- When I applied to Yale and got in, I thought the hard part was behind me.
- But on campus, there was even more competition to get into the top clubs, organizations, and classes.
Applying to college in 2017 was one of the most stressful times of my life.
I'd dreamed of attending a prestigious college since the first grade, so in the fall of my senior year of high school, I packaged and repackaged myself for 14 colleges in 150-word answers.
What do I want to study? English — probably. What motivates me to learn? Fear and anxiety, if we're being honest, but we're not. So let's say it's the interconnected nature of the universe. What would I contribute to my first-year dorm if admitted? Crisp oxygen. I have a lot of houseplants.
There were days I wanted to quit. At my public high school in Arkansas, no one else seemed to be applying to as many schools, but I kept reminding myself that it would be worth it. Plus, come spring, I'd be done with personal essays and never have to do them again.
The following March, I got into college. I matriculated at Yale, bought room decor, and learned the hard way that Yale dorms didn't have air conditioning. After the initial excitement of moving in and meeting my suitemates, I was hit with another round of applications: this time for classes and extracurricular activities.
I quickly learned that the competitive nature of the college-application process bred even more competition among Ivy League students once they got to campus.
My first days at Yale were filled with a 2nd round of applications
Like my fellow first-year students, I attended back-to-back information sessions for clubs: the Yale Dramatic Association, debate, Sabrosura (its Latin dance team), and more. Every information session was essentially the same: Here's what we do. You can do it too. Just apply — no experience required.
Then came the rejection emails. The debate team didn't want me even though I'd captained my high-school team for three years. Neither did the Latin dance team, even though I'd taken dance classes for 12 years. My suitemates and I bonded over the high-school extracurriculars we thought had gotten us into Yale, which we seemed no longer qualified to do. Some of my friends got into clubs only to find out they had to apply internally to participate.
It wasn't just extracurricular activities. Every semester, I wrote essays, submitted writing samples, and emailed professors to get into classes I needed to graduate. It's common for seminars to receive over 100 applicants for 12 spots. I applied three times before being admitted to a popular essay-writing class.

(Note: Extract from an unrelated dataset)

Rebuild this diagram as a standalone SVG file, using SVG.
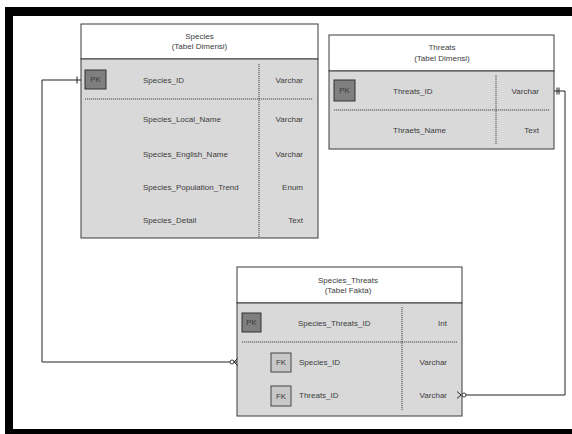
<svg xmlns="http://www.w3.org/2000/svg" width="572" height="434" viewBox="0 0 572 434">
<style>
  .t{font-family:"Liberation Sans",Arial,sans-serif;font-size:8px;fill:#3c3c3c;dominant-baseline:central}
  .c{text-anchor:middle}
  .r{text-anchor:end}
  .hdr{fill:#ffffff;stroke:#3a3a3a;stroke-width:1}
  .body{fill:#d9d9d9;stroke:#3a3a3a;stroke-width:1}
  .pk{fill:#7f7f7f;stroke:#333;stroke-width:1}
  .fk{fill:#c8c8c8;stroke:#444;stroke-width:1}
  .dot{stroke:#222;stroke-width:0.8;stroke-dasharray:1.2 0.8;fill:none}
  .ln{stroke:#222;stroke-width:1;fill:none}
</style>
<rect x="0" y="0" width="572" height="434" fill="#ffffff"/>
<g id="frame" fill="#000">
  <rect x="5" y="7" width="567" height="9"/>
  <rect x="5" y="7" width="8" height="427"/>
  <rect x="5" y="429" width="567" height="5"/>
</g>

<g id="species">
  <rect class="hdr" x="81" y="24" width="237" height="35"/>
  <rect class="body" x="81" y="59" width="237" height="179"/>
  <text class="t c" x="199.5" y="36">Species</text>
  <text class="t c" x="199.5" y="46.5">(Tabel Dimensi)</text>
  <rect class="pk" x="85" y="70" width="21" height="19"/>
  <text class="t c" x="95.5" y="79.5">PK</text>
  <line class="dot" x1="259" y1="64" x2="259" y2="237"/>
  <line class="dot" x1="85" y1="99" x2="313" y2="99"/>
  <text class="t" x="143" y="80">Species_ID</text>
  <text class="t r" x="303" y="80">Varchar</text>
  <text class="t" x="143" y="119">Species_Local_Name</text>
  <text class="t r" x="303" y="119">Varchar</text>
  <text class="t" x="143" y="154">Species_English_Name</text>
  <text class="t r" x="303" y="154">Varchar</text>
  <text class="t" x="143" y="187">Species_Population_Trend</text>
  <text class="t r" x="303" y="187">Enum</text>
  <text class="t" x="143" y="220">Species_Detail</text>
  <text class="t r" x="303" y="220">Text</text>
</g>

<g id="threats">
  <rect class="hdr" x="329" y="35" width="225" height="36"/>
  <rect class="body" x="329" y="71" width="225" height="78"/>
  <text class="t c" x="442" y="47.5">Threats</text>
  <text class="t c" x="442" y="58">(Tabel Dimensi)</text>
  <rect class="pk" x="334" y="80" width="21" height="21"/>
  <text class="t c" x="344.5" y="90.5">PK</text>
  <line class="dot" x1="496" y1="75" x2="496" y2="145"/>
  <line class="dot" x1="334" y1="110" x2="550" y2="110"/>
  <text class="t" x="393" y="91">Threats_ID</text>
  <text class="t r" x="539" y="91">Varchar</text>
  <text class="t" x="393" y="130">Thraets_Name</text>
  <text class="t r" x="539" y="130">Text</text>
</g>

<g id="species_threats">
  <rect class="hdr" x="237" y="267" width="225" height="36"/>
  <rect class="body" x="237" y="303" width="225" height="113"/>
  <text class="t c" x="348" y="280">Species_Threats</text>
  <text class="t c" x="348" y="290.5">(Tabel Fakta)</text>
  <rect class="pk" x="242" y="313" width="19" height="19"/>
  <text class="t c" x="251.5" y="322.5">PK</text>
  <line class="dot" x1="402" y1="307" x2="402" y2="410"/>
  <line class="dot" x1="242" y1="342" x2="457" y2="342"/>
  <text class="t" x="298" y="323">Species_Threats_ID</text>
  <text class="t r" x="447" y="323">Int</text>
  <rect class="fk" x="271" y="353" width="20" height="19"/>
  <text class="t c" x="281" y="362.5">FK</text>
  <text class="t" x="299" y="362">Species_ID</text>
  <text class="t r" x="447" y="362">Varchar</text>
  <rect class="fk" x="271" y="386" width="20" height="20"/>
  <text class="t c" x="281" y="396">FK</text>
  <text class="t" x="299" y="395">Threats_ID</text>
  <text class="t r" x="447" y="395">Varchar</text>
</g>

<g id="connectors">
  <polyline class="ln" points="81,80 42,80 42,362 237,362"/>
  <line class="ln" x1="77" y1="76.5" x2="77" y2="83.5"/>
  <circle cx="232" cy="362" r="2" fill="#fff" stroke="#222" stroke-width="0.9"/>
  <polyline class="ln" points="237.5,358.5 234,362 237.5,365.5"/>
  <polyline class="ln" points="554,91 565,91 565,395 462,395"/>
  <line class="ln" x1="557" y1="87.5" x2="557" y2="94.5"/>
  <line class="ln" x1="559" y1="87.5" x2="559" y2="94.5"/>
  <polyline class="ln" points="457,391.5 461,395 457,398.5"/>
  <circle cx="464" cy="395" r="2" fill="#fff" stroke="#222" stroke-width="0.9"/>
</g>
</svg>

This wasn't how I pictured my first year. College was supposed to be my time to make mistakes, experiment, and try out things. After prioritizing things I excelled at over having fun for most of high school, I planned to go back to the activities I had given up along the way. I wanted to audition for a play or take up aerial gymnastics.
Instead, I had to do the equivalent of applying to college again every year I spent at Yale.
It's not just a Yale problem
It's not just Yale that breeds a hypercompetitive environment. The university actually felt a lot less overtly competitive than high school because people weren't all trying to achieve the same narrow set of goals. But the atmosphere created a stigma around failure that caused some people, including me, to hold themselves back from trying new things.
To be good at something, you have to have tried it, "failed" a lot of times, and persisted. But the audition/application process at Yale made it so that I either had to be prodigiously good the first time I tried something or have spent years improving — and even that might not be enough.
The director of Yale's education-studies program, Mira Debs, has pointed out in The Atlantic that many clubs are student-run, so perhaps the students are creating a competitive environment. But it's hard not to notice the parallels between Ivy League admissions and the subsequent application cycles.
Competitive clubs are a product of a value system we bought into as children so that we could get into these schools. That doesn't just go away because you can recognize that it's destroying you. That's why exclusivity isn't just a Yale problem. It's pervasive among all colleges with competitive admissions.
I'm still unlearning the all-or-nothing mindset that makes me feel like things aren't worth doing if I'm not immediately good at them. Before college, I wanted to try my hand at acting. Now that I've graduated, maybe I finally can.
Editor's Note: Yale's communication office declined to comment on this story.